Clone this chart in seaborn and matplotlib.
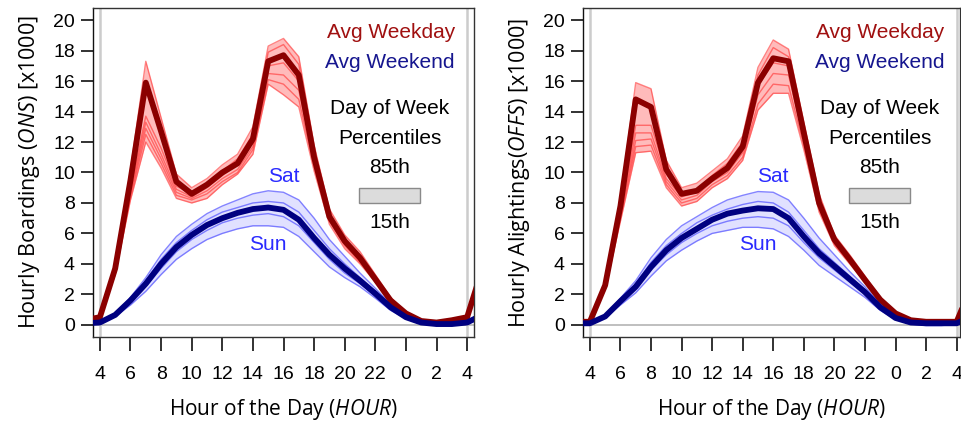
import numpy as np
import pandas as pd
import matplotlib
matplotlib.use("Agg")
import matplotlib.pyplot as plt
from matplotlib.patches import Rectangle
import seaborn as sns

# Hour of day, running from 3am through 5am the next morning (hours past 24 wrap)
hours = list(range(3, 30))
hour_ticks = [4, 6, 8, 10, 12, 14, 16, 18, 20, 22, 24, 26, 28]
hour_tick_labels = ["4", "6", "8", "10", "12", "14", "16", "18", "20", "22", "0", "2", "4"]

# ---- Boardings (ONS), thousands per hour ----
ons_weekday_avg = [0.3, 0.5, 3.7, 9.5, 15.9, 12.7, 9.4, 8.6, 9.2, 10.0, 10.6, 12.2, 17.3,
                   17.7, 16.4, 11.0, 7.1, 5.5, 4.4, 3.0, 1.6, 0.75, 0.25, 0.15, 0.3, 0.5, 3.7]
ons_weekday_days = [
    [0.3, 0.5, 3.9, 10.2, 17.3, 13.6, 9.9, 9.0, 9.6, 10.5, 11.2, 13.0, 18.3,
     18.8, 17.6, 11.8, 7.6, 5.9, 4.8, 3.3, 1.8, 0.85, 0.3, 0.2, 0.3, 0.5, 3.9],
    [0.3, 0.5, 3.6, 9.0, 13.7, 11.6, 9.1, 8.6, 9.2, 10.1, 10.9, 12.5, 17.9,
     18.4, 17.1, 11.4, 7.3, 5.6, 4.5, 3.1, 1.7, 0.8, 0.25, 0.15, 0.3, 0.5, 3.6],
    [0.3, 0.5, 3.5, 8.8, 13.3, 11.2, 8.9, 8.4, 9.0, 9.8, 10.5, 12.0, 17.0,
     17.2, 16.0, 11.0, 7.1, 5.4, 4.3, 3.0, 1.6, 0.75, 0.25, 0.15, 0.3, 0.5, 3.5],
    [0.3, 0.5, 3.5, 8.6, 12.9, 10.9, 8.7, 8.3, 8.8, 9.6, 10.2, 11.7, 16.5,
     16.4, 15.4, 10.7, 6.9, 5.3, 4.2, 2.9, 1.55, 0.7, 0.2, 0.15, 0.3, 0.5, 3.5],
    [0.3, 0.45, 3.4, 8.4, 12.5, 10.6, 8.5, 8.2, 8.6, 9.4, 10.0, 11.5, 16.1,
     15.8, 14.8, 10.4, 6.8, 5.2, 4.1, 2.85, 1.5, 0.7, 0.2, 0.1, 0.25, 0.45, 3.4],
    [0.25, 0.45, 3.3, 8.2, 12.0, 10.3, 8.3, 8.0, 8.3, 9.2, 9.9, 11.2, 15.8,
     15.1, 14.3, 10.1, 6.6, 5.0, 4.0, 2.8, 1.45, 0.65, 0.2, 0.1, 0.25, 0.45, 3.3],
]
ons_weekend_avg = [0.1, 0.15, 0.65, 1.6, 2.7, 4.0, 5.1, 5.9, 6.55, 7.0, 7.35, 7.6, 7.7,
                   7.55, 6.9, 5.7, 4.6, 3.7, 2.9, 2.05, 1.15, 0.5, 0.15, 0.05, 0.05, 0.15, 0.65]
ons_weekend_days = [
    [0.1, 0.15, 0.7, 1.8, 3.1, 4.6, 5.8, 6.6, 7.3, 7.8, 8.2, 8.6, 8.8,
     8.7, 8.2, 7.0, 5.6, 4.5, 3.4, 2.4, 1.35, 0.55, 0.15, 0.05, 0.05, 0.15, 0.7],
    [0.1, 0.15, 0.65, 1.7, 2.9, 4.3, 5.4, 6.2, 6.9, 7.4, 7.7, 8.0, 8.1,
     8.0, 7.4, 6.2, 5.0, 4.0, 3.1, 2.2, 1.25, 0.5, 0.15, 0.05, 0.05, 0.15, 0.65],
    [0.1, 0.15, 0.6, 1.5, 2.5, 3.7, 4.8, 5.6, 6.2, 6.7, 7.0, 7.2, 7.3,
     7.1, 6.5, 5.4, 4.3, 3.4, 2.7, 1.9, 1.05, 0.45, 0.15, 0.05, 0.05, 0.15, 0.6],
    [0.1, 0.1, 0.55, 1.3, 2.2, 3.3, 4.3, 5.0, 5.6, 6.0, 6.3, 6.5, 6.5,
     6.4, 5.8, 4.8, 3.8, 3.1, 2.5, 1.75, 0.95, 0.4, 0.1, -0.05, -0.05, 0.1, 0.55],
]

# ---- Alightings (OFFS), thousands per hour ----
offs_weekday_avg = [0.2, 0.2, 2.6, 7.8, 14.8, 14.3, 10.2, 8.6, 8.8, 9.6, 10.3, 11.7, 15.9,
                    17.5, 17.3, 12.6, 8.0, 5.6, 4.3, 2.95, 1.65, 0.75, 0.3, 0.2, 0.2, 0.2, 2.6]
offs_weekday_days = [
    [0.2, 0.2, 2.8, 8.3, 15.9, 15.5, 10.8, 9.0, 9.3, 10.1, 10.9, 12.4, 16.9,
     18.7, 18.1, 13.3, 8.6, 5.9, 4.6, 3.2, 1.8, 0.8, 0.3, 0.2, 0.2, 0.2, 2.8],
    [0.2, 0.2, 2.5, 7.6, 13.1, 13.1, 9.9, 8.6, 8.9, 9.8, 10.6, 12.0, 16.4,
     18.2, 17.6, 13.0, 8.3, 5.7, 4.4, 3.0, 1.7, 0.75, 0.3, 0.2, 0.2, 0.2, 2.5],
    [0.2, 0.2, 2.5, 7.4, 12.6, 12.6, 9.6, 8.4, 8.7, 9.6, 10.3, 11.6, 15.7,
     17.2, 17.0, 12.6, 8.0, 5.5, 4.3, 2.95, 1.65, 0.7, 0.25, 0.2, 0.2, 0.2, 2.5],
    [0.2, 0.2, 2.4, 7.2, 12.1, 12.2, 9.4, 8.2, 8.5, 9.4, 10.0, 11.3, 15.1,
     16.5, 16.4, 12.2, 7.8, 5.4, 4.2, 2.9, 1.6, 0.7, 0.25, 0.15, 0.2, 0.2, 2.4],
    [0.2, 0.2, 2.4, 7.0, 11.7, 11.8, 9.2, 8.0, 8.3, 9.2, 9.8, 11.0, 14.5,
     15.8, 15.7, 11.8, 7.6, 5.3, 4.1, 2.85, 1.55, 0.65, 0.25, 0.15, 0.2, 0.2, 2.4],
    [0.2, 0.2, 2.3, 6.8, 11.3, 11.4, 9.0, 7.8, 8.1, 9.0, 9.6, 10.8, 14.1,
     15.2, 15.2, 11.5, 7.4, 5.2, 4.0, 2.8, 1.5, 0.65, 0.2, 0.15, 0.2, 0.2, 2.3],
]
offs_weekend_avg = [0.1, 0.1, 0.55, 1.55, 2.5, 3.8, 4.9, 5.7, 6.3, 6.9, 7.3, 7.5, 7.65,
                    7.6, 7.0, 5.8, 4.7, 3.85, 3.0, 2.15, 1.15, 0.45, 0.15, 0.1, 0.1, 0.1, 0.55]
offs_weekend_days = [
    [0.1, 0.1, 0.6, 1.75, 2.9, 4.4, 5.6, 6.5, 7.1, 7.7, 8.2, 8.5, 8.75,
     8.7, 8.2, 7.0, 5.7, 4.6, 3.5, 2.5, 1.35, 0.5, 0.15, 0.1, 0.1, 0.1, 0.6],
    [0.1, 0.1, 0.55, 1.65, 2.7, 4.1, 5.2, 6.0, 6.7, 7.2, 7.6, 7.9, 8.1,
     8.0, 7.4, 6.2, 5.0, 4.1, 3.2, 2.25, 1.25, 0.5, 0.15, 0.1, 0.1, 0.1, 0.55],
    [0.1, 0.1, 0.5, 1.45, 2.35, 3.6, 4.6, 5.4, 6.0, 6.5, 6.8, 7.0, 7.1,
     7.0, 6.5, 5.4, 4.4, 3.6, 2.8, 2.0, 1.05, 0.4, 0.15, 0.05, 0.05, 0.1, 0.5],
    [0.05, 0.05, 0.45, 1.3, 2.1, 3.2, 4.2, 4.9, 5.5, 6.0, 6.2, 6.4, 6.4,
     6.3, 5.8, 4.9, 3.9, 3.2, 2.5, 1.8, 0.95, 0.35, 0.05, -0.05, -0.05, 0.05, 0.45],
]

sns.set_theme(style="white")
plt.rcParams["font.family"] = ["Liberation Sans", "DejaVu Sans"]
plt.rcParams["mathtext.fontset"] = "custom"
plt.rcParams["mathtext.rm"] = "Open Sans"
plt.rcParams["mathtext.it"] = "Open Sans:italic"
plt.rcParams["text.color"] = "black"
plt.rcParams["axes.labelcolor"] = "black"
plt.rcParams["xtick.color"] = "black"
plt.rcParams["ytick.color"] = "black"

WD_DARK = "#8b0000"
WD_LINE = "#ff3030"
WE_DARK = "#000080"
WE_LINE = "#5050ff"
TXT = 15


def draw_group(ax, avg, days, dark, light, fill, fill_alpha, line_alpha):
    arr = np.array(days)
    ax.fill_between(hours, arr.min(axis=0), arr.max(axis=0), color=fill,
                    alpha=fill_alpha, linewidth=0, zorder=2)
    for row in days:
        df = pd.DataFrame({"hour": hours, "value": row})
        sns.lineplot(data=df, x="hour", y="value", ax=ax, color=light,
                     linewidth=1.0, alpha=line_alpha, estimator=None, zorder=3)
    df = pd.DataFrame({"hour": hours, "value": avg})
    sns.lineplot(data=df, x="hour", y="value", ax=ax, color=dark,
                 linewidth=4.2, estimator=None, zorder=4)


def draw_panel(ax, wd_avg, wd_days, we_avg, we_days, ylabel, xmax):
    ax.axhline(0, color="#b4b4b4", linewidth=1.2, zorder=1)
    ax.axvline(4, color="#cccccc", linewidth=1.8, zorder=1)
    ax.axvline(28, color="#cccccc", linewidth=1.8, zorder=1)

    draw_group(ax, wd_avg, wd_days, WD_DARK, WD_LINE, "#ff2020", 0.3, 0.6)
    draw_group(ax, we_avg, we_days, WE_DARK, WE_LINE, "#4848ff", 0.16, 0.7)

    ax.set_xlim(3.55, xmax)
    ax.set_ylim(-0.8, 20.8)
    ax.set_xticks(hour_ticks)
    ax.set_xticklabels(hour_tick_labels)
    ax.set_yticks(range(0, 21, 2))
    ax.tick_params(axis="y", direction="out", length=9, width=1.3, pad=4,
                   labelsize=14, color="#222222", labelcolor="black", left=True)
    ax.tick_params(axis="x", direction="out", length=10, width=1.3, pad=11,
                   labelsize=14, color="#222222", labelcolor="black", bottom=True)
    for side, sp in ax.spines.items():
        sp.set_color("#333333")
        sp.set_linewidth(1.0)
        sp.set_visible(True)
    ax.spines["left"].set_color("#111111")

    ax.set_xlabel(r"Hour of the Day ($\mathit{HOUR}$)", fontsize=15,
                  family="Open Sans", labelpad=10)
    ax.set_ylabel(ylabel, fontsize=15.5, family="Open Sans", labelpad=8)

    ax.text(27.2, 19.2, "Avg Weekday", color="#a01010", fontsize=TXT,
            ha="right", va="center")
    ax.text(27.2, 17.25, "Avg Weekend", color="#16168f", fontsize=TXT,
            ha="right", va="center")
    ax.text(22.95, 14.2, "Day of Week", fontsize=TXT, ha="center", va="center")
    ax.text(22.95, 12.25, "Percentiles", fontsize=TXT, ha="center", va="center")
    ax.text(22.95, 10.3, "85th", fontsize=TXT, ha="center", va="center")
    ax.text(22.95, 6.75, "15th", fontsize=TXT, ha="center", va="center")
    ax.add_patch(Rectangle((20.95, 8.0), 4.0, 1.0, facecolor="#dcdcdc",
                           edgecolor="#8a8a8a", linewidth=1.0, zorder=5))
    ax.text(16.0, 9.75, "Sat", color="#2a2aff", fontsize=TXT,
            ha="center", va="center")
    ax.text(15.0, 5.25, "Sun", color="#2a2aff", fontsize=TXT,
            ha="center", va="center")


fig = plt.figure(figsize=(9.61, 4.28), dpi=100)
ax1 = fig.add_axes([93 / 961, 1 - 337 / 428, 381 / 961, 329 / 428])
ax2 = fig.add_axes([583 / 961, 1 - 337 / 428, 377 / 961, 329 / 428])

draw_panel(ax1, ons_weekday_avg, ons_weekday_days, ons_weekend_avg, ons_weekend_days,
           r"Hourly Boardings ($\mathit{ONS}$) [x1000]", 28.45)
draw_panel(ax2, offs_weekday_avg, offs_weekday_days, offs_weekend_avg, offs_weekend_days,
           r"Hourly Alightings($\mathit{OFFS}$) [x1000]", 28.22)

fig.savefig("out.png", dpi=100)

··········

Your instructions – Copy each line above containing the string "matplotlib".

Output –
Clone this chart in seaborn and matplotlib.
import matplotlib
matplotlib.use("Agg")
import matplotlib.pyplot as plt
from matplotlib.patches import Rectangle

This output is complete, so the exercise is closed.